Give back exactly the lines from the beginning of the listing below to the line holding "1.15, 0.85, 0.6]", both ends included; the pictures stay out.

___

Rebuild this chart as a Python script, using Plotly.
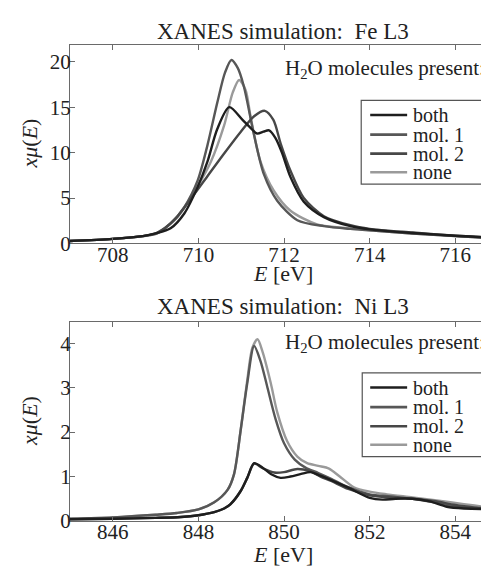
import plotly.graph_objects as go

# ---------------- data ----------------
series_names = ["both", "mol. 1", "mol. 2", "none"]
series_colors = ["#1e1e1e", "#575757", "#474747", "#9a9a9a"]

# Fe L3
fe_both_E = [707.0, 708.0, 708.7, 709.0, 709.35, 709.67, 709.98, 710.21, 710.44, 710.72, 711.03, 711.2, 711.37, 711.52, 711.65, 711.8, 711.95, 712.15, 712.46, 712.93, 713.55, 714.0, 715.0, 716.0, 717.0]
fe_both_y = [0.27, 0.5, 0.8, 1.1, 1.67, 3.3, 6.2, 9.0, 12.6, 15.0, 13.6, 12.8, 12.1, 12.3, 12.45, 11.6, 10.0, 7.3, 4.6, 2.9, 1.9, 1.55, 1.15, 0.85, 0.6]

fe_mol1_E = [707.0, 708.0, 708.7, 709.04, 709.35, 709.67, 709.98, 710.21, 710.44, 710.62, 710.77, 710.92, 711.06, 711.3, 711.53, 711.84, 712.31, 712.93, 713.55, 714.0, 715.0, 716.0, 717.0]
fe_mol1_y = [0.27, 0.5, 0.8, 1.13, 2.2, 4.0, 6.9, 10.8, 15.5, 18.8, 20.2, 19.3, 17.3, 11.9, 7.6, 4.7, 2.56, 1.9, 1.6, 1.45, 1.1, 0.8, 0.55]

fe_mol2_E = [707.0, 708.0, 708.7, 709.04, 709.43, 709.82, 710.21, 710.6, 710.99, 711.3, 711.55, 711.75, 711.92, 712.15, 712.46, 712.93, 713.55, 714.0, 715.0, 716.0, 717.0]
fe_mol2_y = [0.27, 0.5, 0.8, 1.2, 2.56, 4.9, 7.4, 9.9, 12.3, 14.0, 14.6, 13.6, 11.0, 8.0, 5.0, 3.0, 2.0, 1.6, 1.2, 0.85, 0.6]

fe_none_E = [707.0, 708.0, 708.7, 709.04, 709.51, 709.98, 710.29, 710.6, 710.8, 710.95, 711.1, 711.22, 711.45, 711.76, 712.15, 712.77, 713.55, 714.0, 715.0, 716.0, 717.0]
fe_none_y = [0.27, 0.5, 0.8, 1.1, 2.9, 6.3, 9.0, 13.0, 16.6, 18.0, 16.9, 13.9, 9.0, 5.8, 3.6, 2.1, 1.65, 1.45, 1.1, 0.8, 0.55]

# Ni L3
ni_both_E = [845.0, 846.0, 847.0, 847.59, 848.0, 848.37, 848.6, 848.75, 848.99, 849.14, 849.3, 849.5, 849.7, 849.92, 850.15, 850.4, 850.62, 850.85, 851.1, 851.5, 852.0, 852.3, 852.6, 853.0, 853.4, 853.8, 854.2, 854.6, 855.0]
ni_both_y = [0.04, 0.05, 0.07, 0.09, 0.13, 0.2, 0.28, 0.38, 0.68, 0.97, 1.3, 1.2, 1.05, 0.97, 1.0, 1.06, 1.1, 1.02, 0.92, 0.75, 0.52, 0.48, 0.5, 0.5, 0.44, 0.32, 0.28, 0.27, 0.28]

ni_mol1_E = [845.0, 846.0, 847.0, 847.5, 848.0, 848.37, 848.68, 848.83, 848.99, 849.14, 849.3, 849.45, 849.6, 849.8, 850.0, 850.25, 850.5, 850.8, 851.1, 851.5, 852.0, 852.5, 853.0, 853.5, 854.0, 854.5, 855.0]
ni_mol1_y = [0.05, 0.08, 0.14, 0.18, 0.26, 0.42, 0.7, 1.05, 2.07, 3.1, 3.94, 3.6, 3.05, 2.3, 1.75, 1.38, 1.2, 1.08, 0.95, 0.76, 0.6, 0.55, 0.5, 0.42, 0.33, 0.28, 0.27]

ni_mol2_E = [845.0, 846.0, 847.0, 847.59, 848.0, 848.37, 848.6, 848.75, 848.99, 849.14, 849.3, 849.5, 849.77, 850.0, 850.31, 850.6, 850.85, 851.1, 851.5, 852.0, 852.5, 853.0, 853.5, 854.0, 854.5, 855.0]
ni_mol2_y = [0.04, 0.05, 0.07, 0.09, 0.13, 0.2, 0.28, 0.38, 0.68, 0.97, 1.29, 1.19, 1.09, 1.1, 1.17, 1.12, 1.0, 0.9, 0.72, 0.58, 0.53, 0.5, 0.45, 0.36, 0.3, 0.28]

ni_none_E = [845.0, 846.0, 847.0, 847.5, 848.0, 848.37, 848.68, 848.83, 848.99, 849.14, 849.26, 849.38, 849.5, 849.69, 849.84, 850.07, 850.31, 850.54, 850.8, 851.05, 851.3, 851.63, 852.0, 852.4, 853.0, 853.57, 854.2, 854.74, 855.0]
ni_none_y = [0.05, 0.08, 0.14, 0.18, 0.26, 0.42, 0.7, 1.05, 2.07, 3.17, 3.9, 4.09, 3.8, 3.1, 2.45, 1.8, 1.45, 1.3, 1.24, 1.18, 1.0, 0.76, 0.66, 0.6, 0.53, 0.46, 0.38, 0.31, 0.28]

fe_x_ticks = [708, 710, 712, 714, 716]
fe_y_ticks = [0, 5, 10, 15, 20]
ni_x_ticks = [846, 848, 850, 852, 854]
ni_y_ticks = [0, 1, 2, 3, 4]

titles = ["XANES simulation:  Fe L3", "XANES simulation:  Ni L3"]
panel_note = "H<sub>2</sub>O molecules present:"
x_title = "<i>E</i> [eV]"
y_title = "<i>xμ</i>(<i>E</i>)"

# ---------------- figure ----------------
SERIF = '"Liberation Serif", "DejaVu Serif", serif'
W, H = 489, 570
L = 62.3
fig = go.Figure()

fe_sets = [(fe_both_E, fe_both_y), (fe_mol1_E, fe_mol1_y), (fe_mol2_E, fe_mol2_y), (fe_none_E, fe_none_y)]
ni_sets = [(ni_both_E, ni_both_y), (ni_mol1_E, ni_mol1_y), (ni_mol2_E, ni_mol2_y), (ni_none_E, ni_none_y)]

order = [3, 1, 2, 0]
for i in order:
    ex, ey = fe_sets[i]
    fig.add_trace(go.Scatter(x=ex, y=ey, mode="lines", name=series_names[i],
                             line=dict(color=series_colors[i], width=2.4, shape="spline", smoothing=0.8),
                             xaxis="x", yaxis="y", showlegend=False))
for i in order:
    ex, ey = ni_sets[i]
    fig.add_trace(go.Scatter(x=ex, y=ey, mode="lines", name=series_names[i],
                             line=dict(color=series_colors[i], width=2.4, shape="spline", smoothing=0.8),
                             xaxis="x2", yaxis="y2", showlegend=False))

def ydom(top_px, bot_px):
    return [1 - bot_px / H, 1 - top_px / H]

axis_common = dict(showline=True, linecolor="#6a6a6a", linewidth=1, mirror="ticks",
                   ticks="inside", ticklen=5, tickcolor="#6a6a6a", showgrid=False, zeroline=False,
                   tickfont=dict(family=SERIF, size=21, color="#222"))

fig.update_layout(
    width=W, height=H,
    margin=dict(l=L, r=0, t=0, b=0),
    plot_bgcolor="white", paper_bgcolor="white",
    font=dict(family=SERIF, color="#222"),
    xaxis=dict(domain=[0, 1], range=[707, 716.95], anchor="y", tickvals=fe_x_ticks, ticklabelstandoff=-8, **axis_common),
    yaxis=dict(domain=ydom(37.3, 240.5), range=[0, 21.9], anchor="x", tickvals=fe_y_ticks, ticklabelstandoff=-6, **axis_common),
    xaxis2=dict(domain=[0, 1], range=[845, 854.95], anchor="y2", tickvals=ni_x_ticks, ticklabelstandoff=-8, **axis_common),
    yaxis2=dict(domain=ydom(320.7, 524.0), range=[0, 4.48], anchor="x2", tickvals=ni_y_ticks, ticklabelstandoff=-6, **axis_common),
    showlegend=False,
)

panels = [
    dict(xr="x domain", yr="y domain", h=203.2, title_y=1.067, xt_y=-0.15, note_y=0.878,
         box=(0.6836, 0.9766, 0.2977, 0.7195)),
    dict(xr="x2 domain", yr="y2 domain", h=203.3, title_y=1.077, xt_y=-0.167, note_y=0.893,
         box=(0.686, 0.979, 0.3232, 0.7442)),
]
item_offsets = [15.0, 35.0, 54.5, 73.5]
for p, ttl in zip(panels, titles):
    xr, yr = p["xr"], p["yr"]
    fig.add_annotation(text=ttl, xref=xr, yref=yr, x=0.5, y=p["title_y"], showarrow=False,
                       xanchor="center", yanchor="middle", font=dict(family=SERIF, size=23, color="#222"))
    fig.add_annotation(text=x_title, xref=xr, yref=yr, x=0.5, y=p["xt_y"], showarrow=False,
                       xanchor="center", yanchor="middle", font=dict(family=SERIF, size=22, color="#222"))
    fig.add_annotation(text=y_title, xref=xr, yref=yr, x=-0.095, y=0.5, showarrow=False, textangle=-90,
                       xanchor="center", yanchor="middle", font=dict(family=SERIF, size=22, color="#222"))
    fig.add_annotation(text=panel_note, xref=xr, yref=yr, x=0.979, y=p["note_y"], showarrow=False,
                       xanchor="right", yanchor="middle", font=dict(family=SERIF, size=21, color="#222"))
    x0, x1, y0, y1 = p["box"]
    fig.add_shape(type="rect", xref=xr, yref=yr, x0=x0, x1=x1, y0=y0, y1=y1,
                  line=dict(color="#555", width=1.2), fillcolor="white", layer="above")
    for k, name in enumerate(series_names):
        yy = y1 - item_offsets[k] / p["h"]
        fig.add_shape(type="line", xref=xr, yref=yr, x0=0.7047, x1=0.7914, y0=yy, y1=yy,
                      line=dict(color=series_colors[k], width=2.6), layer="above")
        fig.add_annotation(text=name, xref=xr, yref=yr, x=0.8007, y=yy, showarrow=False,
                           xanchor="left", yanchor="middle", font=dict(family=SERIF, size=20, color="#222"))

fig.write_html("out.html")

___

## SOLUTION BELOW
Rebuild this chart as a Python script, using Plotly.
import plotly.graph_objects as go

# ---------------- data ----------------
series_names = ["both", "mol. 1", "mol. 2", "none"]
series_colors = ["#1e1e1e", "#575757", "#474747", "#9a9a9a"]

# Fe L3
fe_both_E = [707.0, 708.0, 708.7, 709.0, 709.35, 709.67, 709.98, 710.21, 710.44, 710.72, 711.03, 711.2, 711.37, 711.52, 711.65, 711.8, 711.95, 712.15, 712.46, 712.93, 713.55, 714.0, 715.0, 716.0, 717.0]
fe_both_y = [0.27, 0.5, 0.8, 1.1, 1.67, 3.3, 6.2, 9.0, 12.6, 15.0, 13.6, 12.8, 12.1, 12.3, 12.45, 11.6, 10.0, 7.3, 4.6, 2.9, 1.9, 1.55, 1.15, 0.85, 0.6]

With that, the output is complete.